On July 29, the league announced through their Facebook page that the games were postponed due to the implementation of the highest quarantine restriction (Enhanced Community Quarantine) in Metro Manila beginning on August 6. The season resumed on September 18 after quarantine restrictions in Metro Manila eased up.

==Teams==
A total of five teams confirmed participation for the 2021 season 17 teams applied to join the inaugural season of the WNBL as a professional league which were screened mainly on their financial capability. Only four teams were accepted as participants for the inaugural professional season, with one more team joining the WNBL only after the conclusion of the 2021 draft, the Taguig Lady Generals.

| Team |
|---|
| Parañaque Lady Aces |
| Pacific Water Queens |
| Glutagence Glow Boosters |
| Quezon Lady Spartan |
| Taguig Lady Generals |

==Venue==
Due to the COVID-19 pandemic in Metro Manila, the season was played in Bren Z. Guiao Convention Center in Pampanga, in a closed-circuit format, behind closed doors.

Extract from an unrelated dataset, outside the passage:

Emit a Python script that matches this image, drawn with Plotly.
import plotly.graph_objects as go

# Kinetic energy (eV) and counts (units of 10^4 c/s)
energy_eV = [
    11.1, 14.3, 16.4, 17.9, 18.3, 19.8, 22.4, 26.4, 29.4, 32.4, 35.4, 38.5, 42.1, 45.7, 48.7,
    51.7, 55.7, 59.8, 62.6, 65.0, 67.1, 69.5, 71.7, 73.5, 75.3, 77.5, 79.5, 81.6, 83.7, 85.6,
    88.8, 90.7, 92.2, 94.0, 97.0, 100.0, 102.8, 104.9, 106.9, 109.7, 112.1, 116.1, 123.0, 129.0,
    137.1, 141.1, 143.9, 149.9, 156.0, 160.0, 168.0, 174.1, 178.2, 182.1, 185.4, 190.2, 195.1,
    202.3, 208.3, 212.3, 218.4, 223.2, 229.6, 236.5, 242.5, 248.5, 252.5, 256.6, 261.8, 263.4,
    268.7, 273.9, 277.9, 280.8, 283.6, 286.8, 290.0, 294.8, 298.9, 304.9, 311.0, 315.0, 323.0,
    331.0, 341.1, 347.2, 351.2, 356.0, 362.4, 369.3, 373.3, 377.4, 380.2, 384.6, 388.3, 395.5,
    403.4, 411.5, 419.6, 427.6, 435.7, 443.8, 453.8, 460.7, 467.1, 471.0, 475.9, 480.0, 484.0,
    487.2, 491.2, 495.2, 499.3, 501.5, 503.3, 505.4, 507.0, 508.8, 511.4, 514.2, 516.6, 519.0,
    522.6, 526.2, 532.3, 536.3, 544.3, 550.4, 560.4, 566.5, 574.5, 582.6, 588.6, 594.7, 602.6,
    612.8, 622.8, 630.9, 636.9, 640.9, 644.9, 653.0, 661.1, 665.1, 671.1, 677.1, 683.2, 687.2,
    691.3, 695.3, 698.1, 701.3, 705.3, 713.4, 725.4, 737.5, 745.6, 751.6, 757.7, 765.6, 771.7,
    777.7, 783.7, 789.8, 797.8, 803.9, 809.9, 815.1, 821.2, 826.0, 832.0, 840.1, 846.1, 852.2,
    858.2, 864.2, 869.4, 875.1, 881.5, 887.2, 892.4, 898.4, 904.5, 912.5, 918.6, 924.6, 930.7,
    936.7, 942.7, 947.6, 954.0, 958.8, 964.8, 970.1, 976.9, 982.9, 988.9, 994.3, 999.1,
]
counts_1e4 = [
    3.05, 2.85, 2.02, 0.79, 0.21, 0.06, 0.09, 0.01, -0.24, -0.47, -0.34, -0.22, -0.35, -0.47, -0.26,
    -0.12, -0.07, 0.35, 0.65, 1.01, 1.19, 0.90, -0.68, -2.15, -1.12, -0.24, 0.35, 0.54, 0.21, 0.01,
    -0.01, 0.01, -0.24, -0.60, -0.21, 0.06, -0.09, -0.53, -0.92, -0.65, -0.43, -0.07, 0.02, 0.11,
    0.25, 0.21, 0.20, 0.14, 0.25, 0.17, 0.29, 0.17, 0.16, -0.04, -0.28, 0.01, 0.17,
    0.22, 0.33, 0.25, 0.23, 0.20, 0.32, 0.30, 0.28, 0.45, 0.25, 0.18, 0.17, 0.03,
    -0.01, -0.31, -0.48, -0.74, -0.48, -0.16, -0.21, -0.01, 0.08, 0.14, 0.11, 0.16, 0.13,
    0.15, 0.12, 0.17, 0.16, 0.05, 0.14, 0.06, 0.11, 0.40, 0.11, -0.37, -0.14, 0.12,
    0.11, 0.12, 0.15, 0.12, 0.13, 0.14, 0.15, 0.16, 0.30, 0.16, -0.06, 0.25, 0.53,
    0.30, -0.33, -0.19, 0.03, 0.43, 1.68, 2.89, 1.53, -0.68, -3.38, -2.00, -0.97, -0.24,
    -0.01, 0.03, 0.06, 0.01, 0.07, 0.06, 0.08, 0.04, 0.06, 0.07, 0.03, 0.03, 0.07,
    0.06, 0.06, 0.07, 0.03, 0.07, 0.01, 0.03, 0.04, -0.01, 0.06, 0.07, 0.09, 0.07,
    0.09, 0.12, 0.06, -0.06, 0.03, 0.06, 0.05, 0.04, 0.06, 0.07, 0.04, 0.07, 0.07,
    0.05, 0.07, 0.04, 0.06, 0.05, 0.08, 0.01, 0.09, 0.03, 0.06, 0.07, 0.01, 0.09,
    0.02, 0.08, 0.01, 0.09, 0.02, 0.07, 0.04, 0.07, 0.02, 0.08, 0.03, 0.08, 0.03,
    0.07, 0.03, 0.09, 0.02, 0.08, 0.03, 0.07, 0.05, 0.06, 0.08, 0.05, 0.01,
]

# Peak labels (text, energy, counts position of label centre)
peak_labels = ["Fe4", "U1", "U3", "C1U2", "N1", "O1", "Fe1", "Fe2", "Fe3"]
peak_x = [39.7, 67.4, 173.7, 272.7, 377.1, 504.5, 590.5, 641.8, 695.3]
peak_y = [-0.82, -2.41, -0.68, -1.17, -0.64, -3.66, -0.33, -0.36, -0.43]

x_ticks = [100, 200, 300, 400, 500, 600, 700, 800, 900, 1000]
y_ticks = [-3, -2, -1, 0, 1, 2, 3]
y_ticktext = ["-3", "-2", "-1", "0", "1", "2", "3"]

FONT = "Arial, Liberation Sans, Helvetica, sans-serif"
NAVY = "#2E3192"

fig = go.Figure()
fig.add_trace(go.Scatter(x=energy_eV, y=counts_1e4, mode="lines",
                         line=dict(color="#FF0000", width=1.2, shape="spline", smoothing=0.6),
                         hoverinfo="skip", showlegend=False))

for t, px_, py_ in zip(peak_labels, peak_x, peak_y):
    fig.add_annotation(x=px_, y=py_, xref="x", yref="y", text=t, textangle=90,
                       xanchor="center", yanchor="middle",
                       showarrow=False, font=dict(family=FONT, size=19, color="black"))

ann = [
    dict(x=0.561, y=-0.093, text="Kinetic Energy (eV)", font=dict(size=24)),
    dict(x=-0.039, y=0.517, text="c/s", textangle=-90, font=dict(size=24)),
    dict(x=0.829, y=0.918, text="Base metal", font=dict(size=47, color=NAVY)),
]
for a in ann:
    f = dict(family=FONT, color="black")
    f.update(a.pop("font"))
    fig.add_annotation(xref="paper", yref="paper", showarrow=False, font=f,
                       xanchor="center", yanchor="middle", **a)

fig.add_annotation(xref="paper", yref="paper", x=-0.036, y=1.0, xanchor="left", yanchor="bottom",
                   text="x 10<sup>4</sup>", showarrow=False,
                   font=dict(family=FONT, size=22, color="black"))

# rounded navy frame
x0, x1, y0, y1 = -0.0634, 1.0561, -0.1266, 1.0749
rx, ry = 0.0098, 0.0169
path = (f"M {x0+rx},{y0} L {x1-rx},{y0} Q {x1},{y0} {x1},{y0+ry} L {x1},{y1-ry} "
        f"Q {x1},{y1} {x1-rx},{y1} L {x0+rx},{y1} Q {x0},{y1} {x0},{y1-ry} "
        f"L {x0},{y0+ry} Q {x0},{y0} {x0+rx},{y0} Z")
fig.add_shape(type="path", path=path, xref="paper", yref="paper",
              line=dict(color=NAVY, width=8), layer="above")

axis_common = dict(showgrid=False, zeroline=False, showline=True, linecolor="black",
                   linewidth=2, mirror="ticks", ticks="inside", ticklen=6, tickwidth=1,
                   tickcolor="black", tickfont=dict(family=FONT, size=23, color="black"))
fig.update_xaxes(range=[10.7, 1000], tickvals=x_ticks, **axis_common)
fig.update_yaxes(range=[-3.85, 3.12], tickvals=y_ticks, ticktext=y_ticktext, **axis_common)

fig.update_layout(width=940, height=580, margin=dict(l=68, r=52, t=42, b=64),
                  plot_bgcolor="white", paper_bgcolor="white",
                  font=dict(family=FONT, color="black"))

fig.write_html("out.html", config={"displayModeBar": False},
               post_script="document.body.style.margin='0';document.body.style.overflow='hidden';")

| San Fernando, Pampanga | Bren Z. Guiao Convention Center |
Bren Z. Guiao Convention Center

==Format==
The following format will be observed for the duration of the season:
- Double-round robin eliminations; 10 games per team; Teams are then seeded by basis on win–loss records.
- Top four teams will advance to the semifinals.
- Semifinals:
  - SF1: #1 vs #4 (best-of-three)
  - SF2: #2 vs #3 (best-of-three)
- Finals (best-of-3 series)
  - F1: SF1 Winner vs SF2 Winner

==Elimination round==
===Team standings===

| Pos | Teamv; t; e; | W | L | PCT | GB | Qualification |
| 1 | Parañaque Lady Aces | 8 | 0 | 1.000 | — | Best-of-three semifinals |
| 2 | Taguig Lady Generals | 4 | 4 | .500 | 4 |
| 3 | Glutagence Glow Boosters | 4 | 4 | .500 | 4 |
| 4 | Quezon Lady Spartan | 2 | 6 | .250 | 6 |
| 5 | Pacific Water Queens | 2 | 6 | .250 | 6 |  |

===Schedule===

|  | Round 1 |  |  |  | Round 2 |  |  |  |
|---|---|---|---|---|---|---|---|---|
| Team ╲ Game | 1 | 2 | 3 | 4 | 5 | 6 | 7 | 8 |
| Glutagence Glow Boosters | PWQ | QLS | PLA | TLG | QLS | PWQ | TLG | PLA |
| Pacific Water Queens | GGB | PLA | TLG | QLS | GGB | PLA | TLG | QLS |
| Parañaque Lady Aces | PWQ | TLG | GGB | QLS | PWQ | TLG | QLS | GGB |
| Quezon Lady Spartan | GGB | TLG | PWQ | PLA | GGB | PWQ | PLA | TLG |
| Taguig Lady Generals | PWQ | PLA | QLS | GGB | PWQ | PLA | GGB | QLS |

===Results===

| Teams | GGB | PWQ | PLA | QLS | TLG |
|---|---|---|---|---|---|
| Glutagence Glow Boosters | — | 72–55 | 67–76 | 59–50 | 65–59 |
| Pacific Water Queens | 71–61 | — | 56–85 | 54–69 | 42–60 |
| Parañaque Lady Aces | 68–52 | 76–35 | — | 68–48 | 58–37 |
| Quezon Lady Spartan | 60–75 | 66–76 | 49–69 | — | 50–58 |
| Taguig Lady Generals | 68–51 | 43–34 | 49–63 | 59–72 | — |

==Playoffs==

===Semifinals===

==== (2) Taguig vs (3) Glutagence ====

Glutagence have forfeited Game 3 of their semifinals series against Taguig after the league have decided to terminate the Glow Boosters' franchise for failure to settle their franchise fee.